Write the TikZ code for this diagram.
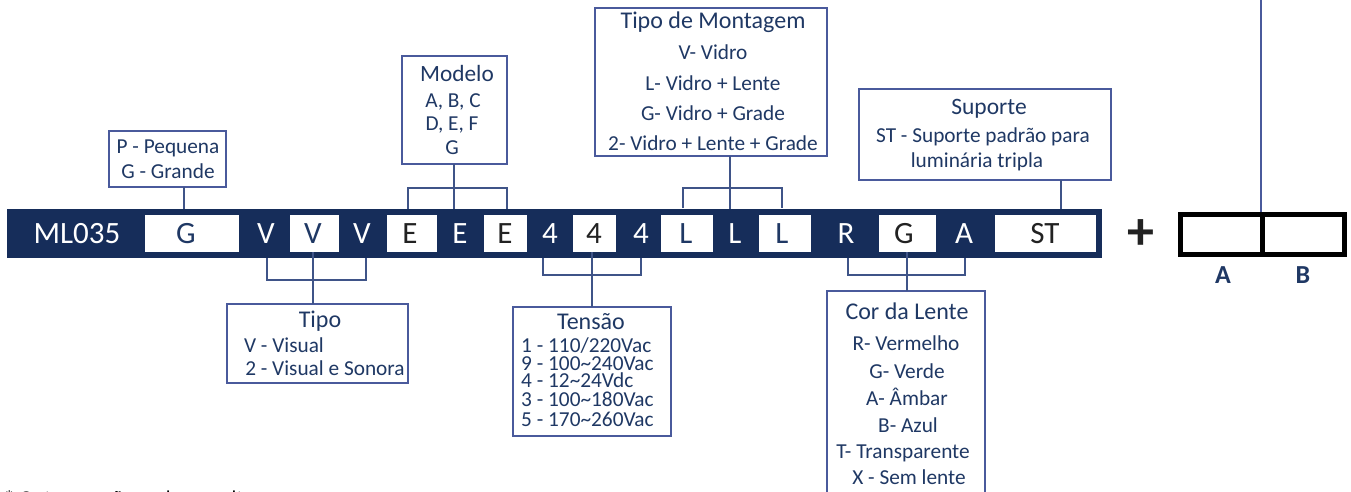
\documentclass[tikz,border=0pt]{standalone}
\usepackage{fontspec}
\setmainfont{Carlito}
\definecolor{barnavy}{HTML}{162D5A}
\definecolor{inknavy}{HTML}{1F3864}
\definecolor{boxline}{HTML}{4A5A9C}
\definecolor{connline}{HTML}{3F5488}
\definecolor{inkdark}{HTML}{222222}
\newcommand{\fs}[1]{\fontsize{#1}{#1}\selectfont}
\tikzset{
  bar/.style={fill=barnavy,draw=none,inner sep=0pt,outer sep=0pt},
  cell/.style={fill=white,draw=none,inner sep=0pt,outer sep=0pt,minimum height=37pt,text height=0pt,text depth=0pt},
  onbar/.style={inner sep=0pt,anchor=base,font=\fs{31}},
  lw/.style={onbar,text=white},
  ln/.style={onbar,text=inknavy},
  ld/.style={onbar,text=inkdark},
  infobox/.style={draw=boxline,line width=1.2pt,fill=white,inner sep=0pt,outer sep=0pt},
  title/.style={inner sep=0pt,anchor=base,text=inknavy,font=\fs{24}},
  body/.style={inner sep=0pt,anchor=base,text=inknavy,font=\fs{21.3}},
  bodyl/.style={inner sep=0pt,anchor=base west,text=inknavy,font=\fs{21.3}},
  conn/.style={draw=connline,line width=1.1pt},
  blackcell/.style={draw=black,line width=5pt,fill=white,inner sep=0pt,outer sep=0pt,minimum height=40pt},
}
\begin{document}
\begin{tikzpicture}[x=1pt,y=-1pt]
\useasboundingbox (0,0) rectangle (1351,491);
\clip (0,0) rectangle (1351,491);
% band
\node[bar,minimum width=1095pt,minimum height=49pt] (band) at (554.5,233.5) {};
% white cells
\foreach \nm/\xa/\xb in {cg/145/239,cv/290/339,ce1/387/437,ce2/484/527,cf/573/616,cl1/661/713,cl2/759/811,cc/879/936,cs/995/1096}{
  \pgfmathsetmacro{\cx}{(\xa+\xb)/2}
  \pgfmathsetmacro{\cw}{\xb-\xa}
  \node[cell,minimum width=\cw pt] (\nm) at (\cx,233.5) {};
}
% band letters
\node[lw] (lml) at (77,243) {ML035};
\node[ln] (lg) at (186,243) {G};
\node[lw] (lv1) at (266,243) {V};
\node[ln] (lv2) at (313,243) {V};
\node[lw] (lv3) at (362,243) {V};
\node[ld] (le1) at (410,243) {E};
\node[lw] (le2) at (460,243) {E};
\node[ld] (le3) at (505,243) {E};
\node[lw] (l41) at (550,243) {4};
\node[ld] (l42) at (594,243) {4};
\node[lw] (l43) at (641,243) {4};
\node[ln] (ll1) at (686,243) {L};
\node[lw] (ll2) at (735,243) {L};
\node[ln] (ll3) at (782,243) {L};
\node[lw] (lr) at (846,243) {R};
\node[ld] (lgc) at (904,243) {G};
\node[lw] (la) at (964,243) {A};
\node[ld] (lst) at (1045,243) {ST};
% info boxes
\node[infobox,minimum width=117pt,minimum height=56pt] (bpg) at (167.5,159) {};
\node[infobox,minimum width=105pt,minimum height=108pt] (bmod) at (454.5,110) {};
\node[infobox,minimum width=232pt,minimum height=148pt] (bmon) at (711,82) {};
\node[infobox,minimum width=252pt,minimum height=91pt] (bsup) at (985,134.5) {};
\node[infobox,minimum width=181pt,minimum height=79pt] (btip) at (317.5,343.5) {};
\node[infobox,minimum width=158pt,minimum height=129pt] (bten) at (592,371.5) {};
\node[infobox,minimum width=158pt,minimum height=210pt] (bcor) at (906,396) {};
% free ends of the connectors
\coordinate (g1) at (184,209);
\coordinate (e1) at (408,209);
\coordinate (e2) at (454,209);
\coordinate (e3) at (507,209);
\coordinate (l1) at (683,208);
\coordinate (l2) at (730,209);
\coordinate (l3) at (782,208);
\coordinate (s1) at (1061,209);
\coordinate (v1) at (267,258);
\coordinate (v2) at (313,252);
\coordinate (v3) at (366,258);
\coordinate (f1) at (543,258);
\coordinate (f2) at (592,252);
\coordinate (f3) at (641,258);
\coordinate (c1) at (848,258);
\coordinate (c2) at (907,252);
\coordinate (c3) at (965,258);
\coordinate (top) at (1261,0);
% connectors
\draw[conn] (bpg.south -| g1) -- (g1);
\draw[conn] (bmod.south -| e2) -- (e2);
\draw[conn] (e1) |- (454,188) -| (e3);
\draw[conn] (bmon.south -| l2) -- (l2);
\draw[conn] (l1) |- (730,188) -| (l3);
\draw[conn] (bsup.south -| s1) -- (s1);
\draw[conn] (v2) -- (btip.north -| v2);
\draw[conn] (v1) |- (313,280) -| (v3);
\draw[conn] (f2) -- (bten.north -| f2);
\draw[conn] (f1) |- (592,275) -| (f3);
\draw[conn] (c2) -- (bcor.north -| c2);
\draw[conn] (c1) |- (907,275) -| (c3);
% box texts
\node[body] (tp1) at (168,153) {P - Pequena};
\node[body] (tp2) at (168,178) {G - Grande};
\node[title,font=\fs{23.3}] (tm0) at (457,81) {Modelo};
\node[body] (tm1) at (453,107) {A, B, C};
\node[body] (tm2) at (452,130) {D, E, F};
\node[body] (tm3) at (452,154) {G};
\node[title] (tn0) at (713,28) {Tipo de Montagem};
\node[body] (tn1) at (713,59) {V- Vidro};
\node[body] (tn2) at (713,90) {L- Vidro + Lente};
\node[body] (tn3) at (713,120) {G- Vidro + Grade};
\node[body] (tn4) at (713,150) {2- Vidro + Lente + Grade};
\node[title,font=\fs{23.5}] (ts0) at (989,114) {Suporte};
\node[body] (ts1) at (983,142) {ST - Suporte padrão para};
\node[body] (ts2) at (977,167) {luminária tripla};
\node[title] (tt0) at (320,327) {Tipo};
\node[body] (tt1) at (284,352) {V - Visual};
\node[body] (tt2) at (325,375) {2 - Visual e Sonora};
\node[title] (te0) at (591,329) {Tensão};
\node[bodyl] (te1) at (521,352) {1 - 110/220Vac};
\node[bodyl] (te2) at (521,370) {9 - 100\char`\~240Vac};
\node[bodyl] (te3) at (521,387) {4 - 12\char`\~24Vdc};
\node[bodyl] (te4) at (521,406) {3 - 100\char`\~180Vac};
\node[bodyl] (te5) at (521,426) {5 - 170\char`\~260Vac};
\node[title] (tc0) at (907,319) {Cor da Lente};
\node[body] (tc1) at (906,350) {R- Vermelho};
\node[body] (tc2) at (907,378) {G- Verde};
\node[body] (tc3) at (907,405) {A- Âmbar};
\node[body] (tc4) at (908,432) {B- Azul};
\node[body] (tc5) at (903,458) {T- Transparente};
\node[body] (tc6) at (909,484) {X - Sem lente};
% plus and the two-cell code
\node[inner sep=0pt,text=inkdark,font=\fs{54}\bfseries] (plus) at (1141,235) {+};
\draw[conn,draw=boxline] (top) -- (1261,212);
\node[blackcell,minimum width=82pt,anchor=east] (ba) at (1262,234.5) {};
\node[blackcell,minimum width=82pt,anchor=west] (bb) at (1262,234.5) {};
\node[inner sep=0pt,anchor=base,text=inknavy,font=\fs{26}\bfseries] (ta) at (1223,283) {A};
\node[inner sep=0pt,anchor=base,text=inknavy,font=\fs{26}\bfseries] (tb) at (1303,283) {B};
% foot note, cut by the lower edge
\node[inner sep=0pt,anchor=base west,text=black,font=\fs{21}] (foot) at (4,505) {* Outras opções sob consulta};
\end{tikzpicture}
\end{document}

################

## Aim of the exercise
Pictures in the data above should not be copied; transcribe everything else exactly.

## Correct result
Write the TikZ code for this diagram.
\documentclass[tikz,border=0pt]{standalone}
\usepackage{fontspec}
\setmainfont{Carlito}
\definecolor{barnavy}{HTML}{162D5A}
\definecolor{inknavy}{HTML}{1F3864}
\definecolor{boxline}{HTML}{4A5A9C}
\definecolor{connline}{HTML}{3F5488}
\definecolor{inkdark}{HTML}{222222}
\newcommand{\fs}[1]{\fontsize{#1}{#1}\selectfont}
\tikzset{
  bar/.style={fill=barnavy,draw=none,inner sep=0pt,outer sep=0pt},
  cell/.style={fill=white,draw=none,inner sep=0pt,outer sep=0pt,minimum height=37pt,text height=0pt,text depth=0pt},
  onbar/.style={inner sep=0pt,anchor=base,font=\fs{31}},
  lw/.style={onbar,text=white},
  ln/.style={onbar,text=inknavy},
  ld/.style={onbar,text=inkdark},
  infobox/.style={draw=boxline,line width=1.2pt,fill=white,inner sep=0pt,outer sep=0pt},
  title/.style={inner sep=0pt,anchor=base,text=inknavy,font=\fs{24}},
  body/.style={inner sep=0pt,anchor=base,text=inknavy,font=\fs{21.3}},
  bodyl/.style={inner sep=0pt,anchor=base west,text=inknavy,font=\fs{21.3}},
  conn/.style={draw=connline,line width=1.1pt},
  blackcell/.style={draw=black,line width=5pt,fill=white,inner sep=0pt,outer sep=0pt,minimum height=40pt},
}
\begin{document}
\begin{tikzpicture}[x=1pt,y=-1pt]
\useasboundingbox (0,0) rectangle (1351,491);
\clip (0,0) rectangle (1351,491);
% band
\node[bar,minimum width=1095pt,minimum height=49pt] (band) at (554.5,233.5) {};
% white cells
\foreach \nm/\xa/\xb in {cg/145/239,cv/290/339,ce1/387/437,ce2/484/527,cf/573/616,cl1/661/713,cl2/759/811,cc/879/936,cs/995/1096}{
  \pgfmathsetmacro{\cx}{(\xa+\xb)/2}
  \pgfmathsetmacro{\cw}{\xb-\xa}
  \node[cell,minimum width=\cw pt] (\nm) at (\cx,233.5) {};
}
% band letters
\node[lw] (lml) at (77,243) {ML035};
\node[ln] (lg) at (186,243) {G};
\node[lw] (lv1) at (266,243) {V};
\node[ln] (lv2) at (313,243) {V};
\node[lw] (lv3) at (362,243) {V};
\node[ld] (le1) at (410,243) {E};
\node[lw] (le2) at (460,243) {E};
\node[ld] (le3) at (505,243) {E};
\node[lw] (l41) at (550,243) {4};
\node[ld] (l42) at (594,243) {4};
\node[lw] (l43) at (641,243) {4};
\node[ln] (ll1) at (686,243) {L};
\node[lw] (ll2) at (735,243) {L};
\node[ln] (ll3) at (782,243) {L};
\node[lw] (lr) at (846,243) {R};
\node[ld] (lgc) at (904,243) {G};
\node[lw] (la) at (964,243) {A};
\node[ld] (lst) at (1045,243) {ST};
% info boxes
\node[infobox,minimum width=117pt,minimum height=56pt] (bpg) at (167.5,159) {};
\node[infobox,minimum width=105pt,minimum height=108pt] (bmod) at (454.5,110) {};
\node[infobox,minimum width=232pt,minimum height=148pt] (bmon) at (711,82) {};
\node[infobox,minimum width=252pt,minimum height=91pt] (bsup) at (985,134.5) {};
\node[infobox,minimum width=181pt,minimum height=79pt] (btip) at (317.5,343.5) {};
\node[infobox,minimum width=158pt,minimum height=129pt] (bten) at (592,371.5) {};
\node[infobox,minimum width=158pt,minimum height=210pt] (bcor) at (906,396) {};
% free ends of the connectors
\coordinate (g1) at (184,209);
\coordinate (e1) at (408,209);
\coordinate (e2) at (454,209);
\coordinate (e3) at (507,209);
\coordinate (l1) at (683,208);
\coordinate (l2) at (730,209);
\coordinate (l3) at (782,208);
\coordinate (s1) at (1061,209);
\coordinate (v1) at (267,258);
\coordinate (v2) at (313,252);
\coordinate (v3) at (366,258);
\coordinate (f1) at (543,258);
\coordinate (f2) at (592,252);
\coordinate (f3) at (641,258);
\coordinate (c1) at (848,258);
\coordinate (c2) at (907,252);
\coordinate (c3) at (965,258);
\coordinate (top) at (1261,0);
% connectors
\draw[conn] (bpg.south -| g1) -- (g1);
\draw[conn] (bmod.south -| e2) -- (e2);
\draw[conn] (e1) |- (454,188) -| (e3);
\draw[conn] (bmon.south -| l2) -- (l2);
\draw[conn] (l1) |- (730,188) -| (l3);
\draw[conn] (bsup.south -| s1) -- (s1);
\draw[conn] (v2) -- (btip.north -| v2);
\draw[conn] (v1) |- (313,280) -| (v3);
\draw[conn] (f2) -- (bten.north -| f2);
\draw[conn] (f1) |- (592,275) -| (f3);
\draw[conn] (c2) -- (bcor.north -| c2);
\draw[conn] (c1) |- (907,275) -| (c3);
% box texts
\node[body] (tp1) at (168,153) {P - Pequena};
\node[body] (tp2) at (168,178) {G - Grande};
\node[title,font=\fs{23.3}] (tm0) at (457,81) {Modelo};
\node[body] (tm1) at (453,107) {A, B, C};
\node[body] (tm2) at (452,130) {D, E, F};
\node[body] (tm3) at (452,154) {G};
\node[title] (tn0) at (713,28) {Tipo de Montagem};
\node[body] (tn1) at (713,59) {V- Vidro};
\node[body] (tn2) at (713,90) {L- Vidro + Lente};
\node[body] (tn3) at (713,120) {G- Vidro + Grade};
\node[body] (tn4) at (713,150) {2- Vidro + Lente + Grade};
\node[title,font=\fs{23.5}] (ts0) at (989,114) {Suporte};
\node[body] (ts1) at (983,142) {ST - Suporte padrão para};
\node[body] (ts2) at (977,167) {luminária tripla};
\node[title] (tt0) at (320,327) {Tipo};
\node[body] (tt1) at (284,352) {V - Visual};
\node[body] (tt2) at (325,375) {2 - Visual e Sonora};
\node[title] (te0) at (591,329) {Tensão};
\node[bodyl] (te1) at (521,352) {1 - 110/220Vac};
\node[bodyl] (te2) at (521,370) {9 - 100\char`\~240Vac};
\node[bodyl] (te3) at (521,387) {4 - 12\char`\~24Vdc};
\node[bodyl] (te4) at (521,406) {3 - 100\char`\~180Vac};
\node[bodyl] (te5) at (521,426) {5 - 170\char`\~260Vac};
\node[title] (tc0) at (907,319) {Cor da Lente};
\node[body] (tc1) at (906,350) {R- Vermelho};
\node[body] (tc2) at (907,378) {G- Verde};
\node[body] (tc3) at (907,405) {A- Âmbar};
\node[body] (tc4) at (908,432) {B- Azul};
\node[body] (tc5) at (903,458) {T- Transparente};
\node[body] (tc6) at (909,484) {X - Sem lente};
% plus and the two-cell code
\node[inner sep=0pt,text=inkdark,font=\fs{54}\bfseries] (plus) at (1141,235) {+};
\draw[conn,draw=boxline] (top) -- (1261,212);
\node[blackcell,minimum width=82pt,anchor=east] (ba) at (1262,234.5) {};
\node[blackcell,minimum width=82pt,anchor=west] (bb) at (1262,234.5) {};
\node[inner sep=0pt,anchor=base,text=inknavy,font=\fs{26}\bfseries] (ta) at (1223,283) {A};
\node[inner sep=0pt,anchor=base,text=inknavy,font=\fs{26}\bfseries] (tb) at (1303,283) {B};
% foot note, cut by the lower edge
\node[inner sep=0pt,anchor=base west,text=black,font=\fs{21}] (foot) at (4,505) {* Outras opções sob consulta};
\end{tikzpicture}
\end{document}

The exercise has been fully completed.